Son los que tienen la llave que puede abrir el cofre del tesoro.
Son los que pueden explicar a la gente dónde está la diferencia entre perdición y salvación eternas. Se llaman cristianos.
Ellos conocen la verdad. Ellos saben cuál es el camino. Ellos tienen la vida. Pero no están en las esquinas.
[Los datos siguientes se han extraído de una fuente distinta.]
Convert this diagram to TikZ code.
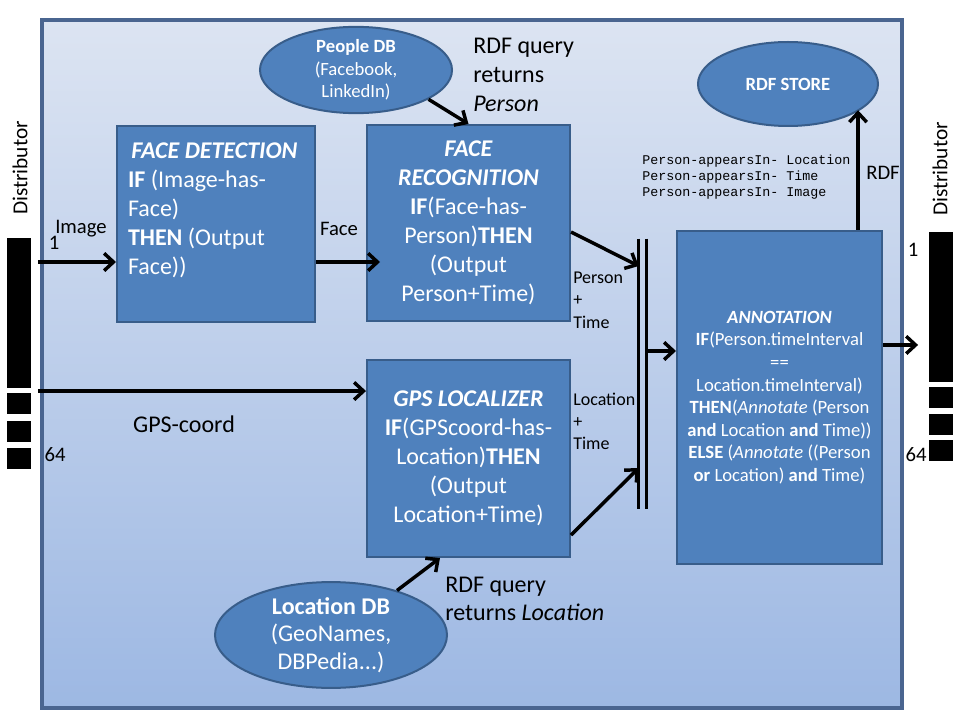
\documentclass[tikz,border=0pt]{standalone}
\usepackage{fontspec}
\setmainfont{Carlito}
\setmonofont{Liberation Mono}
\usepackage{tikz}
\usetikzlibrary{arrows.meta, shapes.geometric, positioning, calc}
\usepackage{xcolor}
\definecolor{jpanel}{HTML}{4A6590}
\definecolor{jpaneltop}{HTML}{DCE4F2}
\definecolor{jpanelbot}{HTML}{9DB8E3}
\definecolor{jbox}{HTML}{4F81BD}
\definecolor{jboxline}{HTML}{385D8A}
\tikzset{
procbox/.style = {%
    rectangle, fill=jbox, draw=jboxline, line width=1.5pt,
    inner sep=0pt, text=white, align=center,
    font=\fontsize{18}{21.75}\selectfont},
dbnode/.style = {%
    ellipse, fill=jbox, draw=jboxline, line width=1.5pt,
    inner sep=0pt, text=white, align=center},
bar/.style = {%
    rectangle, fill=black, inner sep=0pt, minimum width=18pt},
lbl/.style = {inner sep=0pt, font=\fontsize{15.5}{18}\selectfont}
}

\begin{document}
\begin{tikzpicture}[x=0.75pt, y=-0.75pt,
        flow/.style = {draw, line width=2.6pt, -{Straight Barb[length=7pt,width=13pt]}}
    ]
        % Page and background panel
        \useasboundingbox (0,0) rectangle (960,720);
        \fill[white] (0,0) rectangle (960,720);
        \draw[jpanel, line width=2.5pt, top color=jpaneltop, bottom color=jpanelbot]
            (42,20) rectangle (902,708);

        % Distributors (left and right)
        \node[bar, minimum height=112.5pt] (distL) at (19,313) {};
        \foreach \y/\n in {403/1, 431/2, 458/3}
            \node[bar, minimum height=15.75pt] (distL\n) at (19,\y) {};
        \node[bar, minimum height=112.5pt] (distR) at (941,307) {};
        \foreach \y/\n in {397/1, 424/2, 450/3}
            \node[bar, minimum height=15.75pt] (distR\n) at (941,\y) {};
        \node[lbl, rotate=90, font=\fontsize{16}{19}\selectfont] (distLlbl) at (20,168) {Distributor};
        \node[lbl, rotate=90, font=\fontsize{16}{19}\selectfont] (distRlbl) at (940,169) {Distributor};

        % Processing boxes
        \node[procbox, minimum width=148.5pt, minimum height=147pt] (fd) at (216,224) {};
        \node[procbox, draw=none, fill=none, align=flush left, text width=132pt] (fdtext)
            at ([yshift=10.5pt]fd.center)
            {\hfil\textbf{\textit{FACE DETECTION}}\hfil\\
             \textbf{IF} (Image-has-\\Face)\\\textbf{THEN} (Output\\Face))};
        \node[procbox, minimum width=152.25pt, minimum height=147pt] (fr) at (468.5,223)
            {\textbf{\textit{FACE}}\\\textbf{\textit{RECOGNITION}}\\\textbf{IF}(Face-has-\\
             Person)\textbf{THEN}\\(Output\\Person+Time)};
        \node[procbox, minimum width=152.25pt, minimum height=147.75pt] (gps) at (468.5,458.5)
            {\textbf{\textit{GPS LOCALIZER}}\\\textbf{IF}(GPScoord-has-\\
             Location)\textbf{THEN}\\(Output\\Location+Time)};
        \node[procbox, minimum width=153.75pt, minimum height=249.75pt,
              font=\fontsize{14}{16.9}\selectfont] (ann) at (779.5,397.5)
            {\textbf{\textit{ANNOTATION}}\\\textbf{IF}(Person.timeInterval\\==\\
             Location.timeInterval)\\\textbf{THEN}(\textit{Annotate} (Person\\
             \textbf{and} Location \textbf{and} Time))\\\textbf{ELSE} (\textit{Annotate} ((Person\\
             \textbf{or} Location) \textbf{and} Time)};

        % Databases
        \node[dbnode, minimum width=144pt, minimum height=64.5pt,
              font=\fontsize{14}{17}\selectfont] (people) at (356,70)
            {\textbf{People DB}\\(Facebook,\\LinkedIn)};
        \node[dbnode, minimum width=135pt, minimum height=63pt,
              font=\bfseries\fontsize{14}{17}\selectfont] (rdf) at (788,84) {RDF STORE};
        \node[dbnode, minimum width=174pt, minimum height=72pt,
              font=\fontsize{18}{20.5}\selectfont] (locdb) at (331,635)
            {\textbf{Location DB}\\(GeoNames,\\DBPedia...)};

        % Merge bar
        \node[minimum width=5.25pt, minimum height=202.5pt, inner sep=0pt] (mrg) at (642.5,374) {};
        \draw[line width=2.6pt] (mrg.north west) -- (mrg.south west);
        \draw[line width=2.6pt] (mrg.north east) -- (mrg.south east);

        % Labels
        \node[lbl] (imglbl) at (81,229) {Image};
        \node[lbl] (onel)   at (54,243) {1};
        \node[lbl] (sixtyl) at (55,455) {64};
        \node[lbl, font=\fontsize{18}{21}\selectfont] (gpslbl) at (184,424) {GPS-coord};
        \node[lbl] (facelbl) at (339,229) {Face};
        \node[lbl, anchor=west, align=flush left, font=\fontsize{13.5}{16.9}\selectfont] (perslbl)
            at (573,300) {Person\\+\\Time};
        \node[lbl, anchor=west, align=flush left, font=\fontsize{13.5}{16.5}\selectfont] (loclbl)
            at (573,421) {Location\\+\\Time};
        \node[lbl, anchor=west, align=flush left, font=\fontsize{18}{21.5}\selectfont] (qpers)
            at (473,75) {RDF query\\returns\\\textit{Person}};
        \node[lbl, anchor=west, align=flush left, font=\fontsize{18}{21}\selectfont] (qloc)
            at (445,599) {RDF query\\returns \textit{Location}};
        \node[lbl, anchor=west, align=flush left, font=\ttfamily\fontsize{10}{12}\selectfont] (triples)
            at (642,177) {Person-appearsIn- Location\\Person-appearsIn- Time\\Person-appearsIn- Image};
        \node[lbl] (rdflbl) at (883,173) {RDF};
        \node[lbl] (oner)   at (913,250) {1};
        \node[lbl] (sixtyr) at (916,455) {64};

        % Connectors
        \coordinate (fdin) at ([yshift=-28.5pt]fd.west);
        \draw[flow, shorten <=5pt] (fdin -| distL.east) -- (fdin);
        \coordinate (frin) at ($(fdin -| fr.west)+(14,0)$);
        \draw[flow] (fdin -| fd.east) -- (frin);
        \coordinate (gpsin) at ([yshift=50.6pt]gps.west);
        \draw[flow, shorten <=5pt] (gpsin -| distL.east) -- (gpsin);
        \draw[flow] (people.-22) -- (fr.north);
        \draw[flow] (locdb.34) -- ([xshift=-21.4pt]gps.south);
        \draw[flow] ([yshift=-6.75pt]fr.east) -- ([yshift=81pt]mrg.west);
        \draw[flow] ([yshift=-57.4pt]gps.east) -- ([yshift=-70.5pt]mrg.west);
        \coordinate (mrgout) at ([yshift=17.25pt]mrg.east);
        \draw[flow] (mrgout) -- (mrgout -| ann.west);
        \coordinate (annup) at ([xshift=58.9pt]ann.north);
        \draw[flow] (annup) -- (annup |- rdf.-20);
        \coordinate (annout) at ([yshift=39.4pt]ann.east);
        \draw[flow, shorten >=8pt] (annout) -- (annout -| distR.west);

    \end{tikzpicture}
\end{document}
No circulan por las calles con sus lámparas.
No hablan con nadie.
¿Dónde están entonces?
Están encerrados en sus templos.
Vaya mi homenaje a todos los “Alejandros” que, o en las esquinas de alguna ciudad, o entregando un “tratadito” cristiano en un tren, o hablando a alguna vecina en el barrio, o en la forma que sea, se animan a pagar el precio de cumplir con la Gran Comisión:
Bienaventurados los que predican el Evangelio de Jesucristo, porque ellos experimentarán un gozo inexplicable.
Esto me lo dijo el propio Alejandro cuando le pregunté: “¿Y qué sentís cuando volvés a tu casa luego de compartir tantas horas sobre Jesús en alguna esquina?”. Y me respondió:
“Siento una felicidad, una cosa interior, una sensación en el corazón que no puedo explicar con palabras”.